Where Does RTDX Fit in the Framework of Model-Based Design?
To understand how to take advantage of the Simulink RTDX blocks, it helps to see how these blocks fit into the overall development process. I will use Model-Based Design as the framework to introduce our new RTDX capability. We can break Model-Based Design down into a series of steps. These steps can vary in their details depending on the particular project, but the general flow still holds.
1. Behavioral Model. Build a high-level model that captures the specifications of your design at a system level. This model may or may not include such details as fixed-point effects, analog circuit effects, RF effects, filter structure details, noise, non-linearities, etc. These effects can and should be included in models to follow once the simpler model is proven to work according to your requirements. With the behavioral model, try not to get bogged down in the details before you can make something with ideal characteristics work. Take baby steps. This step is all simulation; no RTDX or hardware is involved yet.
Figure
2. A simple behavioral model, for simulation only. Click on image to see enlarged view.
2. More Detailed Models. Elaborate on the behavioral model to include the effects described in step 1. Model elaboration may consist of a series of models, each one incrementally more complex and building upon the previous one. This step is again all simulation, with no RTDX or hardware involved yet.
Figure
3. Model elaboration. Click on image to see enlarged view.
Model Elaboration.

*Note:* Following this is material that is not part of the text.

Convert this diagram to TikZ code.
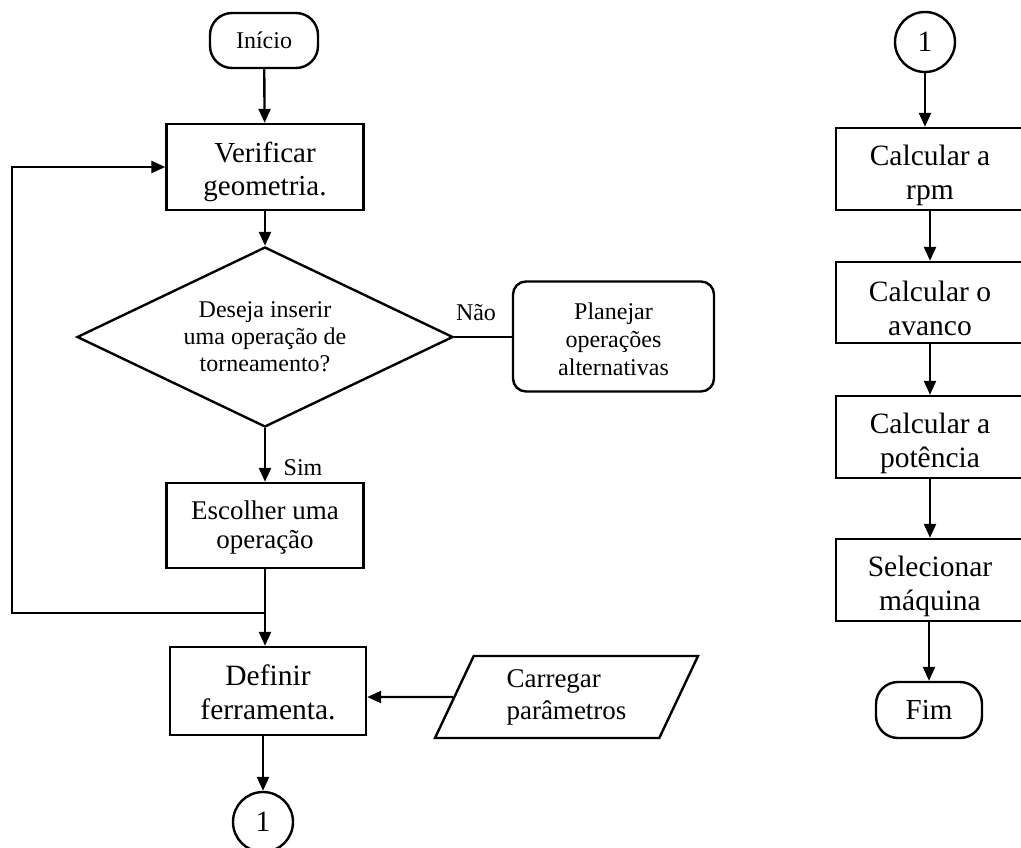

In this figure we have added more details to the existing subsystems from step 1. In practice we might break this step down into a number of models to isolate one set of effects from another. Or we might take advantage of configurable subsystems.
3. A Model for Implementation. This model has a particular DSP in mind and is very likely a subset of the model where you left off in step 2. That subset being the Simulink blocks you wish to generate code for and run on the DSP. The target-side RTDX blocks enter the picture here but you are still not running anything on the DSP yet. You generate C code, compile it, link it to an .out file, and stop there.
Figure
4. A conceptual implementation model. Click on image to see enlarged view.
4. A Model for Testing. Finally, the hardware is here. Again, one of the virtues of Model-Based Design is that you don’t need costly hardware and test equipment until you are pretty sure your ideas work in simulation. When you arrive here at step 4, the leap of faith is then much smaller. You might also call this model the test harness model. In step 3 we cut out and used the portion of the system model in step 2 to be implemented on the DSP, but in this step we do just the opposite. In this step we cut out and use the test harness from either step 1 or 2 that interfaced with the DSP blocks. Basically we remove the DSP block and use the rest. The RTDX HOST blocks enter the picture here. To run this model successfully you need your hardware platform and a JTAG emulator.
Figure 5. The testing model. Click on image to see enlarged view.
The Testing Model. Notice in this model the DSP block is not present as an explicit block. However, when one presses the play button, the DSP .out file we built in step 3 is loaded on the target processor and starts running. The DSP is then reading and writing from or to the RTDX Host blocks to communicate with Simulink. This is what we call processor-in-the-loop (PIL) simulation. Here we take advantage of the test harness we used during our simulation using Simulink only. Reusing the same test harness is a tremendous benefit of using Model-Based Design, and it comes at no extra cost. Essentially, by using the same test harness, you should get the same answers during testing that you get during simulation (assuming a purely digital system). If you don’t, then you need either to fix the problem or to justify the differences logically.